Poi alzo gli occhi, e le curve si stanno riempiendo. In realtà è già pulsante quella marchigiana, con il grande striscione Ultras che campeggia al centro, sovrastato da quelli dei gemellati di Rimini, Civitanova Marche e Friburgo. Dall’altra parte i ducali fanno bella mostra di tutte le classiche pezze e, qualche minuti prima del fischio d’inizio, si compattano al centro del settore. Certo, forse per quanto riguarda i numeri, ci si poteva aspettare qualcosa di più, ma anche la sconfitta nel precedente turno col Gubbio ha quasi azzerato il valore sportivo della contesa. Resta comunque un buon colpo d’occhio all’interno dello stadio.

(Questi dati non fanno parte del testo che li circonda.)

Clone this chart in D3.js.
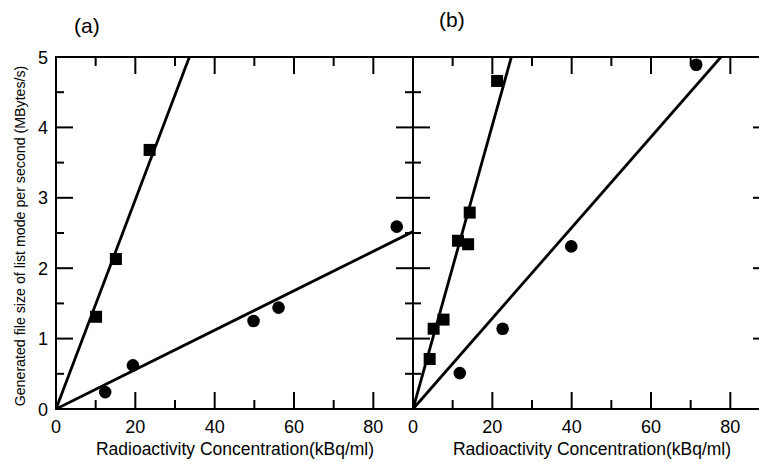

Le due squadre fanno il loro ingresso in campo, il settore ospiti è un tripudio di colori, torce e fumogeni, con la sincronia visiva composta dalle manate che produce un effetto molto bello. Anche su fronte parmigiano la curva apre le danze con alcune torce e diverse manate. Può cominciare la sfida sportiva, che per noi forse fa da corollario a ciò che più ci incuriosisce: quella degli spalti. I marchigiani sono in forma smagliante e fanno sentire forte la loro voce. Massicci, compatti, continui e coinvolgenti. Non serve molto altro per descrivere la loro prestazione, forse una delle migliori a cui ho assistito. Si capisce chiaramente che chi ha deciso di passare questa calda domenica in terra emiliana lo ha fatto innanzitutto per tornare in riva al Tronto senza voce.

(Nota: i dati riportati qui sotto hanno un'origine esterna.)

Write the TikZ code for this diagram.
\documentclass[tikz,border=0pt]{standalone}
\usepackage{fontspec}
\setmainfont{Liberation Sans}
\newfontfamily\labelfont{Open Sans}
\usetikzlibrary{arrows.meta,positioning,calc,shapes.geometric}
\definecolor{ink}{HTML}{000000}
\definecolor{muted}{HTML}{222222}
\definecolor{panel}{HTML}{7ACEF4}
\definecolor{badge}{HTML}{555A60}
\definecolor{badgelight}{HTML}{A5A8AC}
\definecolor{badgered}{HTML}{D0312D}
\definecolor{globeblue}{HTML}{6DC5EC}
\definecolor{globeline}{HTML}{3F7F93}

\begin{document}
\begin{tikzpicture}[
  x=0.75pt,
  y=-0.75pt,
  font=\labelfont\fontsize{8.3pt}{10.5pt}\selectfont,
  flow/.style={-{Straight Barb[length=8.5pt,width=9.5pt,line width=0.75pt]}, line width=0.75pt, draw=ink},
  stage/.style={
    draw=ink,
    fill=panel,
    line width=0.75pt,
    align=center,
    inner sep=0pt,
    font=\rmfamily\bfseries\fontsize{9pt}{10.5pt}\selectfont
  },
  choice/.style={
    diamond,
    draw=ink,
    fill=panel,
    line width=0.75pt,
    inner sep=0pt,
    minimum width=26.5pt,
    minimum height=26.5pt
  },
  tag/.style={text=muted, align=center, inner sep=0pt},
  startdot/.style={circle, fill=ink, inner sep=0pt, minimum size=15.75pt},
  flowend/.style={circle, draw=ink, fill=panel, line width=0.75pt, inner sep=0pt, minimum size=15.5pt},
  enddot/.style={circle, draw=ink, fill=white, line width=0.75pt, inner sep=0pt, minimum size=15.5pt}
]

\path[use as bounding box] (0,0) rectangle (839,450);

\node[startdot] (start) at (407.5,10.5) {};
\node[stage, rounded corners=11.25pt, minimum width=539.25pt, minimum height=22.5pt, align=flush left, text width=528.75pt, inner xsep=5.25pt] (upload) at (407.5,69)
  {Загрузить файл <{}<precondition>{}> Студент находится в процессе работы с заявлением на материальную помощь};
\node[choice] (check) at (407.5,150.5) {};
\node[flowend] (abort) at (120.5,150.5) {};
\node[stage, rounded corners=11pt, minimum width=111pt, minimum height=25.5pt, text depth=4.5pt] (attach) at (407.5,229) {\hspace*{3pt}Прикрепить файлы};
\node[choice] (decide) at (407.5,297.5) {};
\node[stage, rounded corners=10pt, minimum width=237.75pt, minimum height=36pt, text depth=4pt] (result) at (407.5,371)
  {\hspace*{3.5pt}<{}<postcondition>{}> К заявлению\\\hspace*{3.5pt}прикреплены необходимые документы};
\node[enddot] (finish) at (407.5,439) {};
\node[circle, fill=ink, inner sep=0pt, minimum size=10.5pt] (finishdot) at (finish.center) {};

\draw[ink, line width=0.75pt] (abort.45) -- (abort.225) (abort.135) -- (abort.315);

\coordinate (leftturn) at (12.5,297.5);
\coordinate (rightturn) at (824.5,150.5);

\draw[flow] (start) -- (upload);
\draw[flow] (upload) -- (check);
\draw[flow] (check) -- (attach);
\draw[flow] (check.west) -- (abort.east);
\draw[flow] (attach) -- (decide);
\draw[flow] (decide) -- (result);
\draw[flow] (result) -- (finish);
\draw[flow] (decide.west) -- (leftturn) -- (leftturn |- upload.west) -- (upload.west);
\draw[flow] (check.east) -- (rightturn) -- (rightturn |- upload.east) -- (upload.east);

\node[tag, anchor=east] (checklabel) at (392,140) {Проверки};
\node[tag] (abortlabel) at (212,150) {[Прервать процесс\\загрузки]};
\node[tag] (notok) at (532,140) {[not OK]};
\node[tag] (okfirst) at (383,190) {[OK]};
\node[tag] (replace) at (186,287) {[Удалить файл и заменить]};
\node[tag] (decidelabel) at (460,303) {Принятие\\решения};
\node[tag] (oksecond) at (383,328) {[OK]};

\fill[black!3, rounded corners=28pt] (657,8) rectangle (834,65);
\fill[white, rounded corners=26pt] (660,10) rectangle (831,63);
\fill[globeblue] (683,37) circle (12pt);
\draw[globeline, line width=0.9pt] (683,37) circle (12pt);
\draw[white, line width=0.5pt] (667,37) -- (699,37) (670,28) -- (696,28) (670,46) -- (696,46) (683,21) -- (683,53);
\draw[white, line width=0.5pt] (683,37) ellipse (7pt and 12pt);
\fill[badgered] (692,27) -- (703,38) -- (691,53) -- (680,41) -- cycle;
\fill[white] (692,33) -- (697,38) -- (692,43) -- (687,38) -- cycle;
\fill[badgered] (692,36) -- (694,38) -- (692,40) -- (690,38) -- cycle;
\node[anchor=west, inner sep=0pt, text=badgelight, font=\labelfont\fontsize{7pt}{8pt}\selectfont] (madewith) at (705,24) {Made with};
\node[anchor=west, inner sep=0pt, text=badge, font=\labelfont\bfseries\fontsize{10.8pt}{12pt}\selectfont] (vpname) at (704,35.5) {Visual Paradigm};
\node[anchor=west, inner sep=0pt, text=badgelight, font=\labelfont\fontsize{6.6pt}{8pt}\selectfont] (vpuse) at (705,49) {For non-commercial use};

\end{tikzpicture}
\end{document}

In campo la prima frazione è contraddistinta dalla sfuriata del Parma che, in breve tempo, riesce a portarsi sul 2-0. La prestazione esalta il pubblico, con la Curva Nord che sin da subito aveva dato l’impressione di non voler sfigurare di fronte all’avversario di rango. Del resto, dopo un anno passato a cercare tifoserie in un girone relativamente anonimo, trovarsi di fronte i rossoblu è forse il più bel premio assieme alla vittoria del torneo. I parmigiani sono tifoseria rodata, con meccanismi ben oleati e un composizione anagrafica importante. Tanti “vecchi” infatti si affannano in balaustra, aiutati dai più giovani. Un mix che aiuta a creare indispensabili gerarchie e tramandare usi e costumi della propria tifoseria. Questo si ripercuote ovviamente sul tifo, che risulta sempre ben compatto e colorato. L’unico lieve calo si avverte nel finale di secondo tempo.
Su di loro voglio anche sottolineare un aspetto: li ricordo a Roma lo scorso anno, con la squadra praticamente retrocessa. Tifarono senza indugi e senza sosta. Stessa cosa quest’anno. Senza puzza sotto al naso si sono calati in una realtà che avevano abbandonato da oltre vent’anni, ricordandosi perfettamente rivalità e modus vivendi del contesto. Questo vuol dire usare il cervello e avere senso di appartenenza in ciò che si crede.
Nella ripresa l’andamento della gara finisce con l’aiutare gli ospiti. La Samb, infatti, prima trova il gol che dimezza lo svantaggio e poi, in pieno recupero, raggiunge i crociati grazie a un calcio di rigore. Esultanza smodata e decibel che salgono ancor più al cielo. Ovviamente dopo il triplice fischio ci sono applausi per ambo le squadre, protagoniste di una stagione positiva che le ha riportate nel calcio professionistico. Storie e vita vissuta differenti, ma voglia di vincere che non si differenzia poi molto.
Per me è ora di togliere il disturbo. La coincidenza con il pullman a Bologna non mi permette ampi margini di movimento. Così la corsa verso la stazione, caratterizzata dal feroce solleone, è a dir poco stremante. Ma poco male, vale comunque la pena raccontarla.